__Challenge__:
Omit every picture, and retype the lines that run from the beginning of the data below through the line containing "var chart = echarts.init(document.getElementById('chart'));", inclusive.
··········
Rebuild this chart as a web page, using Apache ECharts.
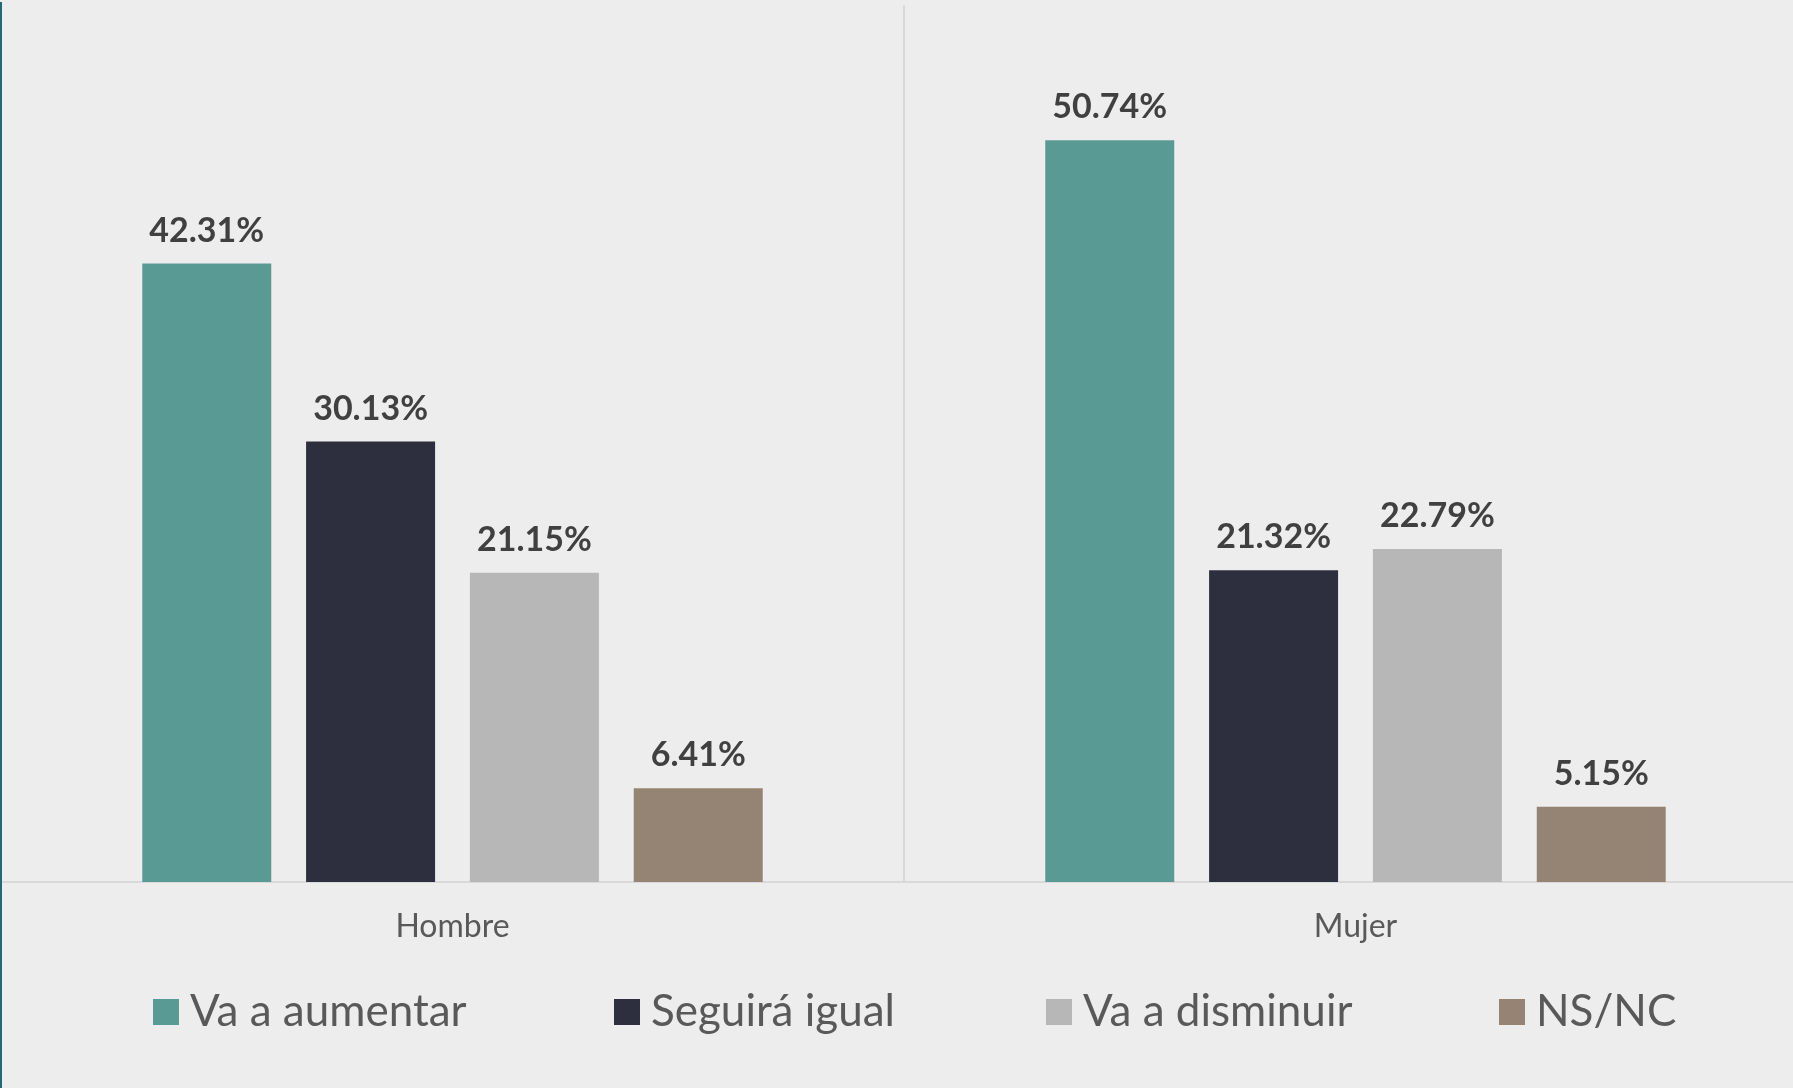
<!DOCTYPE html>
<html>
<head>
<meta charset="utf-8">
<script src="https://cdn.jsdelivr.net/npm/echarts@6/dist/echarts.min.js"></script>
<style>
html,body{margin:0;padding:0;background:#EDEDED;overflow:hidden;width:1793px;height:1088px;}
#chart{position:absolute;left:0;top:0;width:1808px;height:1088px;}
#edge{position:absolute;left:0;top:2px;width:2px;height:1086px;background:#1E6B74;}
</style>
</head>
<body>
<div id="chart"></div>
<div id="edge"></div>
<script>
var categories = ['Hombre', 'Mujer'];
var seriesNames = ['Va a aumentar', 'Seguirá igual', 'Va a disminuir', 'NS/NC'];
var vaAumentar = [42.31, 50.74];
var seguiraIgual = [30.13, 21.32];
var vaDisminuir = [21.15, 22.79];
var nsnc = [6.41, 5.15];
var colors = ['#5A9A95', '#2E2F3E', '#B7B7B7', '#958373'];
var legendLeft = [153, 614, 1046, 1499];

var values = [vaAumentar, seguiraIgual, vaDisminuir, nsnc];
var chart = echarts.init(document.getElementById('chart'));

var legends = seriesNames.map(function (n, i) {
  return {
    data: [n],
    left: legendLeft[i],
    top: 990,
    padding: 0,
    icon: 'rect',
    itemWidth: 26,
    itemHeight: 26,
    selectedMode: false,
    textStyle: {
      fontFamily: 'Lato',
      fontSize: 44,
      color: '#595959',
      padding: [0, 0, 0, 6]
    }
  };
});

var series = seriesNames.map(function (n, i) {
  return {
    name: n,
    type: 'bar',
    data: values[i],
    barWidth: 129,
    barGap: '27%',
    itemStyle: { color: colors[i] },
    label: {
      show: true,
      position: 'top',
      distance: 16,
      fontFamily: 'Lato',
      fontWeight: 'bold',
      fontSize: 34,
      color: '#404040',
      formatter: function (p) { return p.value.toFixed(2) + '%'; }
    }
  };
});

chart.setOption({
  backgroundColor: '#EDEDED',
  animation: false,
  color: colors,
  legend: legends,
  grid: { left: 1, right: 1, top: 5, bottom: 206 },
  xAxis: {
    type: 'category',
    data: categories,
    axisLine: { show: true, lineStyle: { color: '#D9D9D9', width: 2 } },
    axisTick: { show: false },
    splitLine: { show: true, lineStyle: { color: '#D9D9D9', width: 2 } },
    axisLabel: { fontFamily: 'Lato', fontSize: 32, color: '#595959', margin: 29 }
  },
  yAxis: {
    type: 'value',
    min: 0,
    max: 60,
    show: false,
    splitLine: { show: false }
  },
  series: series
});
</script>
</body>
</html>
··········
__Written reply__:
Rebuild this chart as a web page, using Apache ECharts.
<!DOCTYPE html>
<html>
<head>
<meta charset="utf-8">
<script src="https://cdn.jsdelivr.net/npm/echarts@6/dist/echarts.min.js"></script>
<style>
html,body{margin:0;padding:0;background:#EDEDED;overflow:hidden;width:1793px;height:1088px;}
#chart{position:absolute;left:0;top:0;width:1808px;height:1088px;}
#edge{position:absolute;left:0;top:2px;width:2px;height:1086px;background:#1E6B74;}
</style>
</head>
<body>
<div id="chart"></div>
<div id="edge"></div>
<script>
var categories = ['Hombre', 'Mujer'];
var seriesNames = ['Va a aumentar', 'Seguirá igual', 'Va a disminuir', 'NS/NC'];
var vaAumentar = [42.31, 50.74];
var seguiraIgual = [30.13, 21.32];
var vaDisminuir = [21.15, 22.79];
var nsnc = [6.41, 5.15];
var colors = ['#5A9A95', '#2E2F3E', '#B7B7B7', '#958373'];
var legendLeft = [153, 614, 1046, 1499];

var values = [vaAumentar, seguiraIgual, vaDisminuir, nsnc];
var chart = echarts.init(document.getElementById('chart'));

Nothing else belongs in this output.